To Be Heard Filmmakers
Public education is such a hot topic that it's easy to lose sight of the students themselves amid all the din about teachers' pay and unions and standardized tests and No Child Left Behind. Hollywood has made its share of movies about the public classroom experience, but most look manufactured. The acclaimed documentary "Waiting for 'Superman' " was skewed by heavy-handed pro-charter-schools advocacy.
There's certainly advocacy in the new documentary "To Be Heard," but it's of a more generalized sort. The movie follows three students from a public high school in the South Bronx, often described as the poorest district in America. Karina, Anthony, and Pearl are participating in a radical poetry workshop called Power Writing that strives to free the students to, in effect, control their own fates. The film opens with the on-screen admonition: "If you don't learn to write your own life story, someone else will write it for you."

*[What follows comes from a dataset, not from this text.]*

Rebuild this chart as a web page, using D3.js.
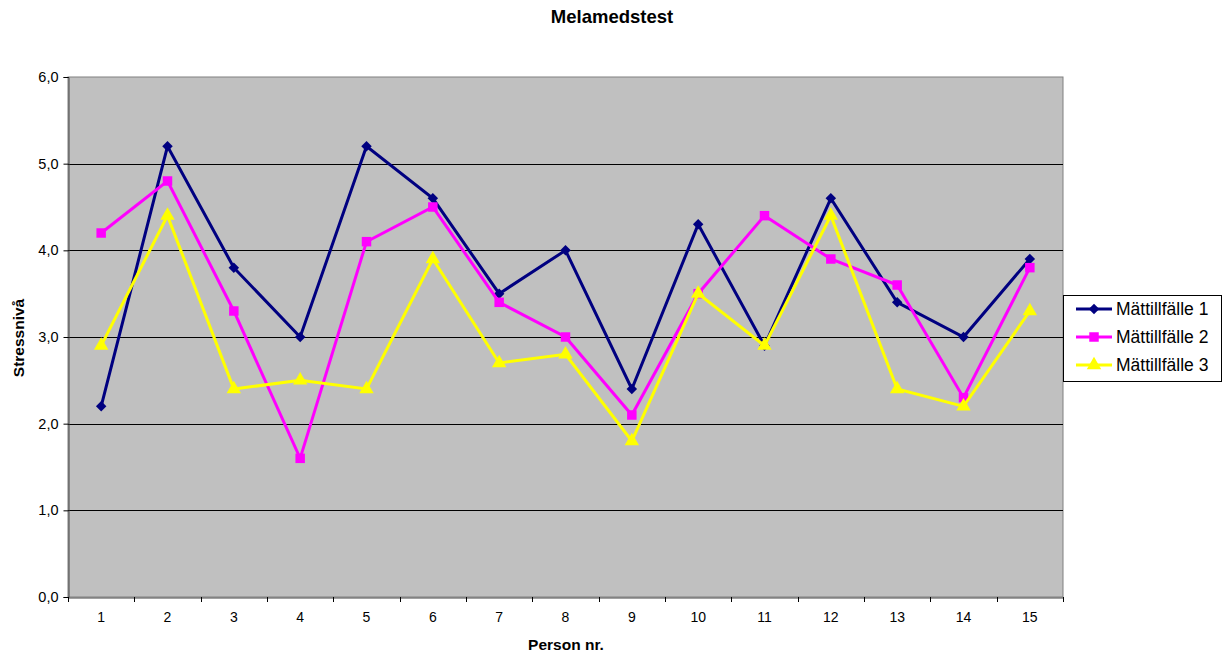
<!DOCTYPE html>
<html><head><meta charset="utf-8">
<script src="https://cdn.jsdelivr.net/npm/d3@7"></script>
<style>body{margin:0;background:#fff;font-family:"Liberation Sans",Arial,sans-serif}</style>
</head><body><svg id="c" width="1225" height="656"></svg>
<script>
const categories = ["1","2","3","4","5","6","7","8","9","10","11","12","13","14","15"];
const series1 = [2.2,5.2,3.8,3.0,5.2,4.6,3.5,4.0,2.4,4.3,2.9,4.6,3.4,3.0,3.9];
const series2 = [4.2,4.8,3.3,1.6,4.1,4.5,3.4,3.0,2.1,3.5,4.4,3.9,3.6,2.3,3.8];
const series3 = [2.9,4.4,2.4,2.5,2.4,3.9,2.7,2.8,1.8,3.5,2.9,4.4,2.4,2.2,3.3];
const seriesNames = ["Mättillfälle 1","Mättillfälle 2","Mättillfälle 3"];
const yTicks = [0,1,2,3,4,5,6];

const svg = d3.select("#c");
const L=68,R=1063,T=77,B=597;
const x = d3.scaleBand().domain(categories).range([L,R]);
const y = d3.scaleLinear().domain([0,6]).range([B,T]);

svg.append("rect").attr("x",L).attr("y",T).attr("width",R-L).attr("height",B-T).attr("fill","#c0c0c0").attr("stroke","#808080").attr("stroke-width",1);
svg.append("g").selectAll("line").data(yTicks.filter(d=>d>0&&d<6)).join("line")
 .attr("x1",L).attr("x2",R).attr("y1",d=>Math.round(y(d))+0.5).attr("y2",d=>Math.round(y(d))+0.5).attr("stroke","#000");

const fmt = d=>d3.format(".1f")(d).replace(".",",");
const ya = svg.append("g").attr("transform",`translate(${L+0.5},0)`).call(d3.axisLeft(y).tickValues(yTicks).tickFormat(fmt).tickSize(5).tickPadding(5));
ya.selectAll("text").attr("font-size","14.5px").attr("font-family","Liberation Sans, Arial").attr("fill","#000");
ya.select(".domain").attr("stroke","#444");
ya.selectAll(".tick line").attr("stroke","#000");

const xa = svg.append("g").attr("transform",`translate(0,${B+0.5})`).call(d3.axisBottom(x).tickSize(0).tickPadding(15));
xa.selectAll("text").attr("font-size","14px").attr("font-family","Liberation Sans, Arial").attr("fill","#000");
xa.select(".domain").attr("stroke","#444");
svg.append("g").selectAll("line").data(categories.concat(["end"])).join("line")
 .attr("x1",(d,i)=>Math.round(L+i*x.step())+0.5).attr("x2",(d,i)=>Math.round(L+i*x.step())+0.5)
 .attr("y1",B).attr("y2",B+5).attr("stroke","#000");

const colors=["#000080","#ff00ff","#ffff00"];
const shapes=[d3.symbolDiamond2, d3.symbolSquare, d3.symbolTriangle];
const sizes=[70,90,90];
const all=[series1,series2,series3];
const cx = d=>x(d)+x.bandwidth()/2;
const line = d3.line().x((d,i)=>cx(categories[i])).y(d=>y(d));
all.forEach((s,k)=>{
  svg.append("path").datum(s).attr("d",line).attr("fill","none").attr("stroke",colors[k]).attr("stroke-width",3);
  svg.append("g").selectAll("path").data(s).join("path")
   .attr("transform",(d,i)=>`translate(${cx(categories[i])},${y(d)})`)
   .attr("d",d3.symbol().type(shapes[k]).size(sizes[k])).attr("fill",colors[k]);
});

// legend
const lg = svg.append("g");
lg.append("rect").attr("x",1063.5).attr("y",295.5).attr("width",158).attr("height",86).attr("fill","#fff").attr("stroke","#000");
seriesNames.forEach((n,k)=>{
  const yy=309+k*28;
  lg.append("line").attr("x1",1076).attr("x2",1112).attr("y1",yy).attr("y2",yy).attr("stroke",colors[k]).attr("stroke-width",3);
  lg.append("path").attr("transform",`translate(1094,${yy})`).attr("d",d3.symbol().type(shapes[k]).size(sizes[k])).attr("fill",colors[k]);
  lg.append("text").attr("x",1116).attr("y",yy+6).attr("font-size","17.5px").text(n);
});

svg.append("text").attr("x",612).attr("y",23).attr("text-anchor","middle").attr("font-weight","bold").attr("font-size","18.5px").text("Melamedstest");
svg.append("text").attr("x",566).attr("y",650).attr("text-anchor","middle").attr("font-weight","bold").attr("font-size","15.5px").text("Person nr.");
svg.append("text").attr("transform","translate(24,338) rotate(-90)").attr("text-anchor","middle").attr("font-weight","bold").attr("font-size","15.5px").text("Stressnivå");
</script></body></html>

The life stories of these three African-American students – who call themselves the "tripod" because they know they need each other to achieve balance – would appear at first to have already been written.
Karina lives with her single mother and her seven siblings, for whom she often acts as a surrogate mom. Although on camera the mother seems friendly enough, she has a history of physically abusing Karina.
Anthony, whose father is in prison for drug dealing, lives with his single mother and falls in and out of trouble at school, at one point facing expulsion for threatening a campus official.
Pearl, grossly overweight, seems to have a happier home life but bemoans being "stuck in the ghetto." The most resolutely upbeat of the "tripod," she wants to parlay her writing skills into a scholarship at a top-flight university like Sarah Lawrence, which she imagines as an Edenic haven for nascent poets.